STORED DATA:

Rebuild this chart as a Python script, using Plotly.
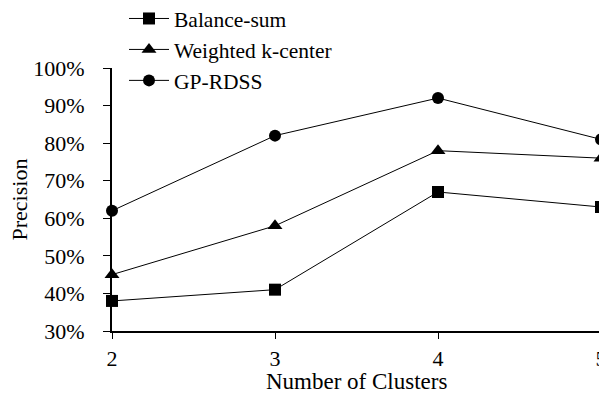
import plotly.graph_objects as go

clusters = [2, 3, 4, 5]
balance_sum = [38, 41, 67, 63]
weighted_kcenter = [45, 58, 78, 76]
gp_rdss = [62, 82, 92, 81]
y_ticks = [30, 40, 50, 60, 70, 80, 90, 100]
y_tick_labels = [f"{v}%" for v in y_ticks]
x_title = "Number of Clusters"
y_title = "Precision"

FONT = "Liberation Serif"

fig = go.Figure()
series = [
    ("Balance-sum", balance_sum, "square", 12),
    ("Weighted k-center", weighted_kcenter, "triangle-up", 13),
    ("GP-RDSS", gp_rdss, "circle", 12),
]
for name, vals, sym, sz in series:
    fig.add_trace(go.Scatter(
        x=clusters, y=vals, name=name, mode="lines+markers",
        line=dict(color="black", width=1),
        marker=dict(symbol=sym, size=sz, color="black"),
        cliponaxis=False,
    ))

# The page body adds an 8px margin, so the figure is sized/offset to compensate.
W, H = 599, 388
L, R, T, B = 104, 6, 60, 65
PW, PH = W - L - R, H - T - B
fig.update_layout(
    width=W, height=H,
    margin=dict(l=L, r=R, t=T, b=B, autoexpand=False),
    paper_bgcolor="white", plot_bgcolor="white",
    font=dict(family=FONT, size=22, color="black"),
    showlegend=True,
    legend=dict(
        x=12 / PW, xanchor="left",
        y=1 + (T + 10) / PH, yanchor="top",
        bgcolor="rgba(0,0,0,0)",
        font=dict(family=FONT, size=21.5, color="black"),
        tracegroupgap=0,
        itemwidth=40,
    ),
    xaxis=dict(
        range=[2, 5], tickvals=clusters, ticktext=[str(c) for c in clusters],
        showgrid=False, zeroline=False, showline=True, linecolor="black", linewidth=2,
        ticks="outside", ticklen=6, tickwidth=1, tickcolor="black",
        ticklabelstandoff=1,
        tickfont=dict(family=FONT, size=22),
    ),
    yaxis=dict(
        range=[30, 100], tickvals=y_ticks, ticktext=y_tick_labels,
        showgrid=False, zeroline=False, showline=True, linecolor="black", linewidth=2,
        ticks="outside", ticklen=7, tickwidth=1, tickcolor="black",
        ticklabelstandoff=14,
        tickfont=dict(family=FONT, size=22),
    ),
    annotations=[
        dict(text=x_title, xref="paper", yref="paper", x=0.5, y=-(373 - (T + PH)) / PH,
             xanchor="center", yanchor="middle", showarrow=False,
             font=dict(family=FONT, size=23, color="black")),
        dict(text=y_title, xref="paper", yref="paper", x=(11 - L) / PW, y=0.5,
             xanchor="center", yanchor="middle", textangle=-90, showarrow=False,
             font=dict(family=FONT, size=22, color="black")),
    ],
)

fig.write_html("out.html")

GIVEN TASK: Give again, word for word, every line from the top of the data above to the line holding "import plotly.graph_objects as go", inclusive, with the pictures left out.

EXERCISE RESPONSE:
Rebuild this chart as a Python script, using Plotly.
import plotly.graph_objects as go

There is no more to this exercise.